By April Joyner
NEW YORK (Reuters) - A revenue warning from Apple Inc <AAPL.O> rocked equity markets around the globe on Thursday as concerns over the damaging China-U.S. trade battle and its impact on world economic growth boosted assets considered safer investments, such as bonds and the Japanese yen.
Technology stocks led a selloff in equities after Apple, blaming weaker iPhone sales in China, late on Wednesday cut its revenue forecast for the first time in nearly 12 years. Apple's U.S.-listed shares closed down 10 percent.
That heightened concerns that sluggish global growth may be reflected in the United States, where corporate earnings season is set to kick off in a few weeks. Some market watchers fretted that U.S. corporate earnings may recede this year, leading to a further downturn in equities.
"With the friction in the global economy, the market has to discount the multiples we'd previously been paying," said Michael O'Rourke, chief market strategist at JonesTrading in Greenwich, Connecticut. "Investors want to pay lower prices with the increased level of risk out there."
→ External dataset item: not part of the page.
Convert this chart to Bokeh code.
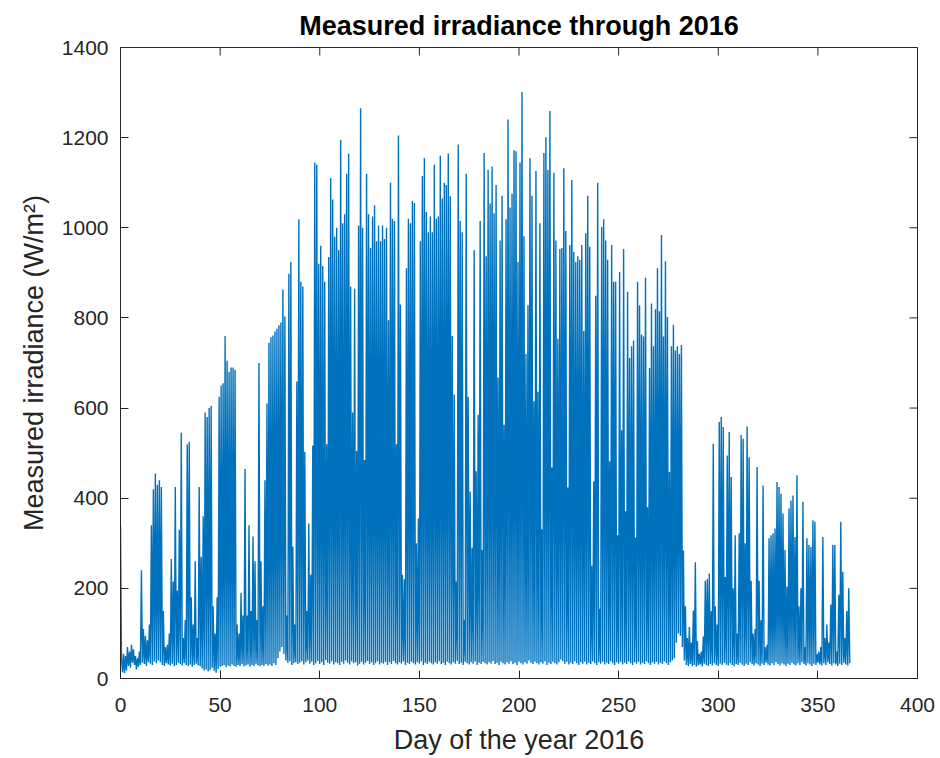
from bokeh.plotting import figure
from bokeh.models import Range1d, FixedTicker, ColumnDataSource
from bokeh.embed import file_html
from bokeh.resources import INLINE

# ---- data ----
# daily maximum irradiance (W/m^2), day 0 .. 365
daily_peak = [
    45, 55, 50, 70, 60, 75, 65, 50, 45, 60,
    240, 110, 95, 85, 120, 340, 420, 455, 430, 440,
    425, 150, 70, 75, 100, 265, 215, 425, 195, 330,
    545, 90, 130, 520, 525, 180, 120, 260, 90, 425,
    270, 360, 590, 580, 600, 605, 160, 100, 180, 625,
    650, 655, 760, 705, 680, 690, 690, 685, 120, 100,
    190, 140, 465, 140, 340, 150, 315, 260, 130, 700,
    260, 160, 440, 610, 745, 757, 761, 770, 776, 784,
    790, 863, 803, 140, 898, 924, 293, 120, 659, 1019,
    880, 870, 503, 150, 344, 230, 517,
    1145, 1140, 920, 960, 915, 880, 520, 935, 1110, 1063,
    980, 1000, 950, 1195, 1010, 1030, 1120, 1165, 870, 590,
    865, 505, 1005, 1265, 1000, 485, 1120, 1030, 955, 1025,
    1050, 970, 1005, 970, 1005, 975, 1000, 795, 1100, 1020,
    1015, 520, 1205, 830, 230, 220, 910, 1020, 1010, 1060,
    1055, 300, 355, 970, 1115, 1155, 1035, 990, 1025, 990,
    1140, 1020, 1025, 1160, 1065, 1100, 1095, 1165, 1070, 760,
    630, 215, 1185, 1015, 990, 130, 1120, 625, 415, 290,
    950, 460, 585, 1015, 285,
    1166, 937, 1129, 1054, 1136, 1032, 1095, 668, 972, 1071,
    563, 1019, 1240, 1045, 1076, 1172, 1170, 924, 1145, 1301,
    981, 720, 828, 1154, 1071, 615, 1126, 636, 1010, 331,
    1166, 1201, 1128, 1259, 468, 1122, 972, 754, 953, 955,
    1132, 993, 424, 962, 1106, 946, 924, 937, 929, 962,
    771, 988, 1071, 958, 250, 437, 849, 1100, 155, 1002,
    1019, 972, 929, 482, 962, 880, 880, 318, 902, 551,
    953, 371, 858, 711, 737, 750, 313, 880, 828, 763,
    759, 889, 380, 689, 832, 737, 819, 910, 815, 984,
    759, 926, 802, 458, 737, 785, 728, 737, 720,
    740,
    284, 160, 90, 114, 80, 151, 258, 83, 55, 60,
    93, 217, 221, 233, 150, 521, 160, 120, 569, 580,
    558, 225, 495, 547, 447, 200, 318, 100, 322, 540,
    532, 300, 559, 491, 217, 100, 110, 469, 217, 129,
    428, 70, 75, 311, 318, 322, 333, 436, 425, 410,
    366, 285, 204, 377, 395, 406, 314, 451, 160, 200,
    392, 70, 311, 296, 292, 351, 348, 55, 60, 70,
    314, 90, 120, 80, 164, 296, 296, 60, 186, 348,
    237, 90, 150, 200,
]

# night-time (minimum) irradiance at the start of each day, day 0 .. 366
night_min = [
    340, 14, 12, 18, 28, 24, 35, 30, 20, 26,
    30, 35, 32, 28, 36, 33, 30, 38, 34, 40,
    36, 30, 28, 34, 31, 29, 33, 27, 30, 35,
    32, 29, 34, 30, 28, 31, 26, 30, 33, 29,
    27, 22, 18, 20, 16, 19, 24, 17, 13, 21,
    26, 28, 30, 25, 29, 27, 31, 28, 26, 30,
    28, 32, 27, 29, 31, 26, 30, 28, 33, 29,
    27, 30, 28, 32, 29, 31, 28, 34, 30, 45,
    60, 70, 55, 40, 35, 38, 30, 34, 36, 32,
    35, 38, 31, 36, 40, 33, 37, 30, 34, 39,
    32, 36, 30, 41, 35, 33, 38, 31, 36, 34,
    30, 37, 33, 40, 35, 31, 38, 34, 36, 29,
    33, 37, 31, 35, 39, 32, 36, 30, 34, 38,
    31, 35, 33, 37, 30, 36, 32, 39, 34, 31,
    36, 33, 38, 30, 35, 32, 37, 34, 31, 36,
    33, 38, 30, 35, 32, 37, 34, 31, 36, 33,
    38, 32, 35, 30, 37, 34, 31, 36, 33, 39,
    32, 35, 30, 37, 34, 31, 36, 33, 38, 30,
    35, 32, 37, 34, 31, 36, 33, 39, 32, 35,
    30, 37, 34, 31, 36, 33, 38, 32, 35, 30,
    37, 34, 31, 36, 33, 40, 35, 32, 37, 34,
    31, 36, 33, 38, 30, 35, 32, 37, 34, 31,
    36, 42, 38, 33, 37, 31, 35, 32, 38, 34,
    30, 36, 33, 37, 31, 35, 32, 38, 34, 30,
    36, 33, 37, 31, 35, 32, 38, 34, 30, 36,
    33, 37, 31, 35, 32, 38, 34, 30, 36, 33,
    37, 31, 35, 32, 38, 34, 30, 36, 33, 37,
    31, 35, 32, 38, 34, 30, 36, 40, 45, 80,
    100, 95, 70, 40, 30, 28, 32, 27, 30, 26,
    29, 31, 27, 33, 30, 28, 32, 29, 34, 30,
    28, 33, 30, 35, 31, 29, 34, 30, 27, 32,
    30, 35, 31, 28, 33, 30, 36, 32, 29, 34,
    31, 28, 33, 30, 35, 31, 29, 34, 30, 36,
    32, 29, 34, 31, 28, 33, 30, 35, 31, 29,
    34, 30, 36, 32, 29, 34, 31, 28, 33, 30,
    35, 31, 29, 34, 30, 36, 32, 29, 34, 31,
    28, 33, 30, 35, 31, 29, 34,
]

x_ticks = [0, 50, 100, 150, 200, 250, 300, 350, 400]
y_ticks = [0, 200, 400, 600, 800, 1000, 1200, 1400]
x_lim = (0, 400)
y_lim = (0, 1400)

# ---- build the series (night minimum, then midday peak, for each day) ----
n = min(len(daily_peak), len(night_min) - 1)
xs, ys = [], []
for d in range(n):
    xs += [d, d + 0.5]
    ys += [night_min[d], daily_peak[d]]
xs.append(n)
ys.append(night_min[n])
src = ColumnDataSource(dict(day=xs, irr=ys))

AX = "#262626"
FONT = "Liberation Sans"
W, H = 940, 758
BL, BR, BT, BB = 120, 23, 47, 80

p = figure(width=W, height=H,
           x_range=Range1d(*x_lim), y_range=Range1d(*y_lim),
           output_backend="svg", toolbar_location=None,
           min_border_left=BL, min_border_right=BR,
           min_border_top=BT, min_border_bottom=BB,
           background_fill_color="white", border_fill_color="white",
           outline_line_color=AX, outline_line_width=1)

p.line("day", "irr", source=src, line_color="#0072BD", line_width=1.4)

# MATLAB-style inward ticks on the top and right edges of the box
TICK = 8
frame_w = W - BL - BR
frame_h = H - BT - BB
dx = TICK * (x_lim[1] - x_lim[0]) / frame_w
dy = TICK * (y_lim[1] - y_lim[0]) / frame_h
p.segment(x0=x_ticks, x1=x_ticks, y0=[y_lim[1]] * len(x_ticks),
          y1=[y_lim[1] - dy] * len(x_ticks), line_color=AX, line_width=1)
p.segment(x0=[x_lim[1]] * len(y_ticks), x1=[x_lim[1] - dx] * len(y_ticks),
          y0=y_ticks, y1=y_ticks, line_color=AX, line_width=1)

p.title.text = "Measured irradiance through 2016"
p.title.align = "center"
p.title.text_font = FONT
p.title.text_font_size = "27px"
p.title.text_font_style = "bold"
p.title.text_color = "#000000"
p.title.standoff = 13

p.xgrid.visible = False
p.ygrid.visible = False

for ax in (p.xaxis[0], p.yaxis[0]):
    ax.major_tick_in = TICK
    ax.major_tick_out = 0
    ax.minor_tick_in = 0
    ax.minor_tick_out = 0
    ax.axis_line_color = AX
    ax.major_tick_line_color = AX
    ax.major_label_text_color = AX
    ax.major_label_text_font = FONT
    ax.major_label_text_font_size = "21px"
    ax.axis_label_text_color = AX
    ax.axis_label_text_font = FONT
    ax.axis_label_text_font_style = "normal"
    ax.axis_label_text_font_size = "27px"

p.xaxis.ticker = FixedTicker(ticks=x_ticks)
p.yaxis.ticker = FixedTicker(ticks=y_ticks)
p.xaxis.axis_label = "Day of the year 2016"
p.yaxis.axis_label = "Measured irradiance (W/m²)"
p.xaxis.major_label_standoff = 19
p.yaxis.major_label_standoff = 12
p.xaxis.axis_label_standoff = 10
p.yaxis.axis_label_standoff = 10

open("out.html", "w").write(file_html(p, INLINE))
Survey data from the Institute for Supply Management showed U.S. factory activity slowed more than expected in December, sending stocks on Wall Street lower. All three major U.S. stock indexes ended down more than 2 percent.
As stocks were roiled, U.S. Treasury prices rose and their yields tumbled. The two-year Treasury yield <US2YT=RR> briefly dropped below 2.4 percent to reach parity with the federal funds effective rate for the first time since 2008. The market move indicated that investors believe the Federal Reserve's plans to continue tightening monetary policy may be too aggressive given signs of an economic slowdown.
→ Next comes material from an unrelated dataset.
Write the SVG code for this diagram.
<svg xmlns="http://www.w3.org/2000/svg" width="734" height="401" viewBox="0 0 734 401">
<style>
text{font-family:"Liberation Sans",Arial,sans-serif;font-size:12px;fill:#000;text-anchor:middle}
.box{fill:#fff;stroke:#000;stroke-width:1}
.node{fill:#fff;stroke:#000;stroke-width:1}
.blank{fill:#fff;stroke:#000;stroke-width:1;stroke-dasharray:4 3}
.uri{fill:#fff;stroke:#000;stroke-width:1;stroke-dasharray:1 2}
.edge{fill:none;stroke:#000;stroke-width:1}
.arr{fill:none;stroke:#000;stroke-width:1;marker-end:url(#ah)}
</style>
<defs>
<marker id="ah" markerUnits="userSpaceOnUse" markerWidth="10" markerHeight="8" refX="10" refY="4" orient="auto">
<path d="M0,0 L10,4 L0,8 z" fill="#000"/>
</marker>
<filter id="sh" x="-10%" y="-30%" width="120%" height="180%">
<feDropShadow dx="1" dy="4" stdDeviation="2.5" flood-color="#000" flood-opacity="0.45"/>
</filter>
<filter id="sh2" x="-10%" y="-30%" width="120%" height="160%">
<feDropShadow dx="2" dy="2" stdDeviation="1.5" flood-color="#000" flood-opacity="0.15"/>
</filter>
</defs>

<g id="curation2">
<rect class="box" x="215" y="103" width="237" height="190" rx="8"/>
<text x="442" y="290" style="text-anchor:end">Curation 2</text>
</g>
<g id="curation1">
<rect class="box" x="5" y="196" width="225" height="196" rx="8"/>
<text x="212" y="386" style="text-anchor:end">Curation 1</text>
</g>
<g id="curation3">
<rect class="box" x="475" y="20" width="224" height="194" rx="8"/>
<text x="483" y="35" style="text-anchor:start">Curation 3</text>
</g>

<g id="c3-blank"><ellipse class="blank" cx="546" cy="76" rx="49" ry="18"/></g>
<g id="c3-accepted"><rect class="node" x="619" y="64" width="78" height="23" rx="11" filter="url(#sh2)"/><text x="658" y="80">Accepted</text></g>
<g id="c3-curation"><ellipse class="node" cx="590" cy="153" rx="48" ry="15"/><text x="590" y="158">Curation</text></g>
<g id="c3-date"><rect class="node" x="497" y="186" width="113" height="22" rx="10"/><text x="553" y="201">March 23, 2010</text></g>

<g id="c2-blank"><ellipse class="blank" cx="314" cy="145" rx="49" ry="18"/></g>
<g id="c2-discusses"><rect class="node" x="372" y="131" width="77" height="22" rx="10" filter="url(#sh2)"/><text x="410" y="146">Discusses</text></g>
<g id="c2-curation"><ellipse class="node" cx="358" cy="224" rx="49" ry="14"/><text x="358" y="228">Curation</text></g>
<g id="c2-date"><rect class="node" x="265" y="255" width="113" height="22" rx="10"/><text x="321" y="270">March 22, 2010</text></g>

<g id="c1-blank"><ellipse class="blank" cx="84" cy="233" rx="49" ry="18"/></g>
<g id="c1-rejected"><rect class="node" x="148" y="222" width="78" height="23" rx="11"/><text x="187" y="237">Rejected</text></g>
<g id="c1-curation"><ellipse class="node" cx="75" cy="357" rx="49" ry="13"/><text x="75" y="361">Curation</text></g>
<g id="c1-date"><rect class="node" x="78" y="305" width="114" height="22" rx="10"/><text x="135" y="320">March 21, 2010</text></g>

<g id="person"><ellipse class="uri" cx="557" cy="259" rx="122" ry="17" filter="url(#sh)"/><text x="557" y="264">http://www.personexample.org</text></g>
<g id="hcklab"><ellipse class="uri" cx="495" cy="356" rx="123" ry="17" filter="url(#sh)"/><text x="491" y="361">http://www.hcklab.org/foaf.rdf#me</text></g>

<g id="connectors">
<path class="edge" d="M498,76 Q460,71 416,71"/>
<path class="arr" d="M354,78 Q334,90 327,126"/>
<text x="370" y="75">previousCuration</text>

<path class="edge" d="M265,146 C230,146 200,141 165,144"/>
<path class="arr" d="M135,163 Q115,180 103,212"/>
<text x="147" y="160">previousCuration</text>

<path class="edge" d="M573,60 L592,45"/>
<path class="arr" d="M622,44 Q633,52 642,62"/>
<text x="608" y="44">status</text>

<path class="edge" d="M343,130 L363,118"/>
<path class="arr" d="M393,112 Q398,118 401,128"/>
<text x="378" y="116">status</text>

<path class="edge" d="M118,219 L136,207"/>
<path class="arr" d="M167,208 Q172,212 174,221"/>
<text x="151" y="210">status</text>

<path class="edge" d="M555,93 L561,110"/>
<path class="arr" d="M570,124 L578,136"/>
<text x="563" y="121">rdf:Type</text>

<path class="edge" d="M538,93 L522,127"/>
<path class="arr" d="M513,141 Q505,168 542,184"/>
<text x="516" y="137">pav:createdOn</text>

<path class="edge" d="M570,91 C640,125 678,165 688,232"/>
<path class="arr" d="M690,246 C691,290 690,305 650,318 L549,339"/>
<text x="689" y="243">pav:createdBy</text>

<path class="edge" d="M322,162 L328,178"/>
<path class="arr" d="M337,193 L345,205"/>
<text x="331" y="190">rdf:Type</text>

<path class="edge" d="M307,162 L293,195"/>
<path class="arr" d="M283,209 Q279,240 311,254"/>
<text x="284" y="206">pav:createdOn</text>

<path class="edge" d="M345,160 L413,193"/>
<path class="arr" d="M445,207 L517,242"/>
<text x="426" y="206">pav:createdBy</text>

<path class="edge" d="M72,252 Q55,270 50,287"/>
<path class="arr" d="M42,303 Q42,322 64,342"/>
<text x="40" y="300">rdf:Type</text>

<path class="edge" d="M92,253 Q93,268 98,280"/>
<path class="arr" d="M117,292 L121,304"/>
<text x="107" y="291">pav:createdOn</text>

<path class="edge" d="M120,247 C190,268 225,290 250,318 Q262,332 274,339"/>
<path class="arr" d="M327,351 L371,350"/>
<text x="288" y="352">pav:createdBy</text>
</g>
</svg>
"When the two-year yield is up, it’s constructive for equities, because it’s signaling that the economy is doing well, that the market can absorb the Fed moving toward rate normalization," said Quincy Krosby, chief market strategist at Prudential Financial in Newark, New Jersey. "The two-year yield is telling you a different story now."
Benchmark 10-year notes <US10YT=RR> last rose 31/32 in price to yield 2.5517 percent, from 2.661 percent late on Wednesday.
In the U.S. equity market, the Dow Jones Industrial Average <.DJI> fell 660.02 points, or 2.83 percent, to 22,686.22, the S&P 500 <.SPX> lost 62.14 points, or 2.48 percent, to 2,447.89 and the Nasdaq Composite <.IXIC> dropped 202.43 points, or 3.04 percent, to 6,463.50.
MSCI's gauge of stocks across the globe <.MIWD00000PUS> shed 0.26 percent.
Apple's news also unsettled the currency markets, with the safe-haven yen climbing against the dollar <JPY=>. The dollar was last 1.19 percent lower against the yen at 107.57 yen.
Earlier, in what some market watchers called a "flash crash," the yen rose as much as 4.4 percent versus the dollar after a flurry of automated orders triggered a massive move in Asia, where trade was thin with Japanese participants still away for the New Year holiday.
The dollar index <.DXY>, measuring the greenback against a basket of six other currencies, was last down 0.6 percent. The euro <EUR=> rose 0.48 percent against the dollar to $1.1396.
Keeping with the risk-off theme, gold prices hit a 6-1/2-month peak. Spot gold <XAU=> last added 0.7 percent to $1,293.96 an ounce.
Copper prices <CMCU3> dropped to an 18-month low and ended 1.8 percent lower at $5,736 a tonne.
Brent crude <LCOc1> futures rose $1.04, or 1.89 percent, to settle at $55.95 a barrel. U.S. crude <CLc1> futures rose 55 cents to $47.09 a barrel, a 1.18 percent gain.